Estamos a falar de crimes sem castigo. Quem faz isto, ou coloca os seus idosos em lares clandestinos de vão de escada, devia ser acusado de crime de abandono. A indiferença pelos direitos do nosso semelhante é uma forma de cumplicidade no atentado a esses mesmos direitos.
Enquanto as coisas continuarem como estão, estes actos ignóbeis tendem a transformar-se em rotina no quotidiano. A pressa, a ligeireza e o desinteresse (que é desconsideração) pelos outros, são a imagem de marca do nosso tempo.
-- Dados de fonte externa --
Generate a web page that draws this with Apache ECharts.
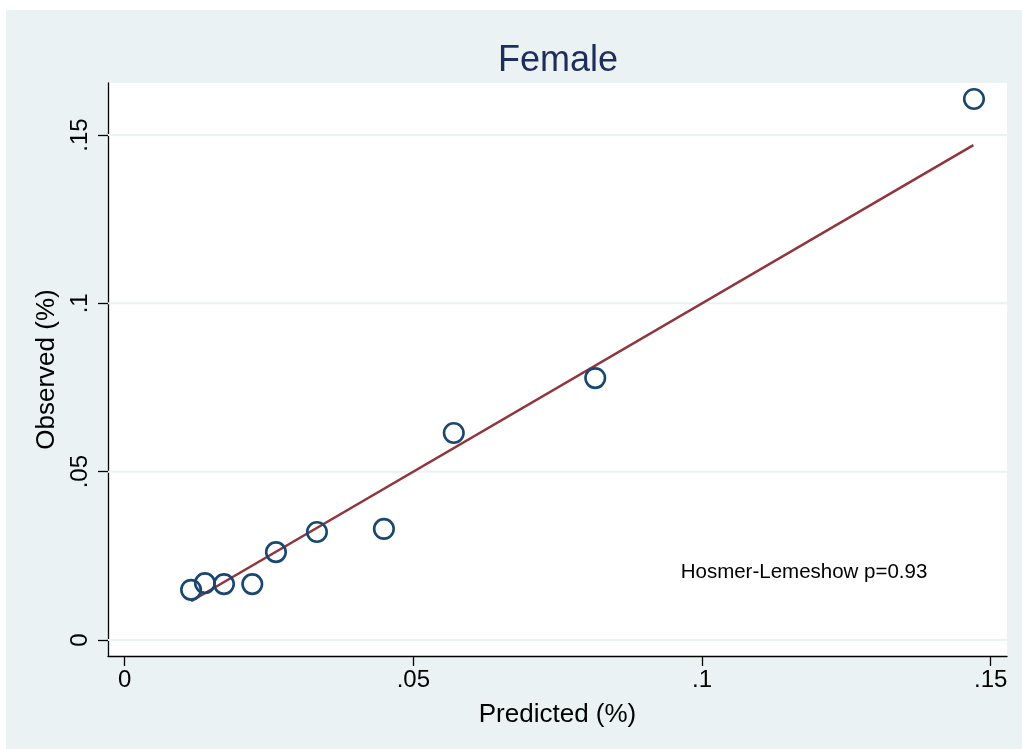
<!DOCTYPE html>
<html>
<head>
<meta charset="utf-8">
<script src="https://cdn.jsdelivr.net/npm/echarts@6/dist/echarts.min.js"></script>
<style>
html,body{margin:0;padding:0;background:#fff;}
#chart{position:absolute;left:6px;top:10px;width:1016px;height:739px;}
</style>
</head>
<body>
<div id="chart"></div>
<script>
// Data
const predicted = [0.0115, 0.0139, 0.0172, 0.0221, 0.0262, 0.0333, 0.0449, 0.0570, 0.0815, 0.1471];
const observed  = [0.0149, 0.0169, 0.0166, 0.0166, 0.0261, 0.0321, 0.0330, 0.0615, 0.0778, 0.1607];
const refLine = [0.0115, 0.147];            // y = x reference line, from min to max predicted
const xTicks = [0, 0.05, 0.1, 0.15];
const xTickLabels = ['0', '.05', '.1', '.15'];
const yTicks = [0, 0.05, 0.1, 0.15];
const yTickLabels = ['0', '.05', '.1', '.15'];
const xRange = [-0.00289, 0.15282];
const yRange = [-0.00475, 0.16545];
const annotation = {x: 0.0963, y: 0.0202, text: 'Hosmer-Lemeshow p=0.93'};

const FONT = '"Liberation Sans", Arial, sans-serif';
const chart = echarts.init(document.getElementById('chart'));

function fmt(list, labels) {
  return function (v) {
    for (let i = 0; i < list.length; i++) if (Math.abs(list[i] - v) < 1e-9) return labels[i];
    return '';
  };
}

const gridSeries = yTicks.map(v => ({
  type: 'line',
  data: [[xRange[0], v], [xRange[1], v]],
  symbol: 'none',
  silent: true,
  z: 1,
  lineStyle: {color: '#EAF2F3', width: 2}
}));

chart.setOption({
  backgroundColor: '#EAF2F3',
  animation: false,
  title: {
    text: 'Female',
    left: 547,
    textAlign: 'center',
    top: 28,
    textStyle: {fontFamily: FONT, fontSize: 36, fontWeight: 'normal', color: '#1E2D5C'}
  },
  grid: {
    left: 102, right: 15, top: 73, bottom: 93,
    show: true, backgroundColor: '#ffffff', borderWidth: 0
  },
  xAxis: {
    type: 'value',
    min: xRange[0], max: xRange[1],
    name: 'Predicted (%)',
    nameLocation: 'middle',
    nameGap: 46,
    nameTextStyle: {fontFamily: FONT, fontSize: 26, color: '#000'},
    axisLine: {show: true, onZero: false, lineStyle: {color: '#000', width: 1.3}},
    axisTick: {show: true, customValues: xTicks, length: 10, lineStyle: {color: '#000', width: 1.3}},
    axisLabel: {customValues: xTicks, formatter: fmt(xTicks, xTickLabels), margin: 12,
      fontFamily: FONT, fontSize: 24, color: '#000'},
    splitLine: {show: false}
  },
  yAxis: {
    type: 'value',
    min: yRange[0], max: yRange[1],
    name: 'Observed (%)',
    nameLocation: 'middle',
    nameGap: 47,
    nameRotate: 90,
    nameTextStyle: {fontFamily: FONT, fontSize: 26, color: '#000'},
    axisLine: {show: true, onZero: false, lineStyle: {color: '#000', width: 1.3}},
    axisTick: {show: true, customValues: yTicks, length: 10, lineStyle: {color: '#000', width: 1.3}},
    axisLabel: {customValues: yTicks, formatter: fmt(yTicks, yTickLabels), rotate: 90, margin: 16,
      fontFamily: FONT, fontSize: 24, color: '#000'},
    splitLine: {show: false}
  },
  series: gridSeries.concat([
    {
      type: 'line',
      data: refLine.map(v => [v, v]),
      symbol: 'none',
      z: 2,
      silent: true,
      lineStyle: {color: '#90353B', width: 2.5}
    },
    {
      type: 'scatter',
      data: predicted.map((p, i) => [p, observed[i]]),
      symbol: 'circle',
      symbolSize: 19.5,
      z: 3,
      itemStyle: {color: 'rgba(255,255,255,0)', borderColor: '#1A476F', borderWidth: 2.6, opacity: 1}
    },
    {
      type: 'scatter',
      data: [[annotation.x, annotation.y]],
      symbolSize: 0,
      z: 4,
      silent: true,
      itemStyle: {opacity: 1},
      label: {
        show: true, position: 'right', distance: 0,
        formatter: annotation.text,
        fontFamily: FONT, fontSize: 20.5, color: '#000'
      }
    }
  ])
});
</script>
</body>
</html>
Na sociedade em que o ter se substituiu ao ser, em que cada um já não vale pelo que é mas por aquilo que ostenta, ou pela imagem muitas vezes falsa que retoca e de si dá aos outros, quem assim nos fala não é o ser humano dotado de afectos. É o homem-máquina, um corpo sem alma, um rolo compressor que tudo cilindra à sua passagem.
Dizia Cícero – orador romano que nasceu e viveu antes de Cristo – que a velhice todos a buscam alcançar, mas quando a alcançam, deploram-na. Para ser possível suportar mais facilmente o envelhecimento só parece existir um caminho: devolver a vez e a voz aos idosos.
(Artigo publicado em Pretextos – Revista do Instituto da Segurança Social, I. P., n.º 36, Dezembro 2009, p. 4).
Um tema muito doloroso, Carlos. Subscrevo tudo o que dizes. Contudo, eu daria mais ênfase à responsabilidade do Estado que, como tão bem sabes, deveria estar mais vigilante relativamente ao que se vai passando nos lares (residências???) de idosos. Para além disso, como muitos de nós não têm possibilidade de ter os pais em casa, é inadmissível o preço que se tem de pagar! Ou então… ficar em lista de espera para beneficiar de algum apoio social. É o “custo” de sustentar uma vida até à morte – igualmente bem paga!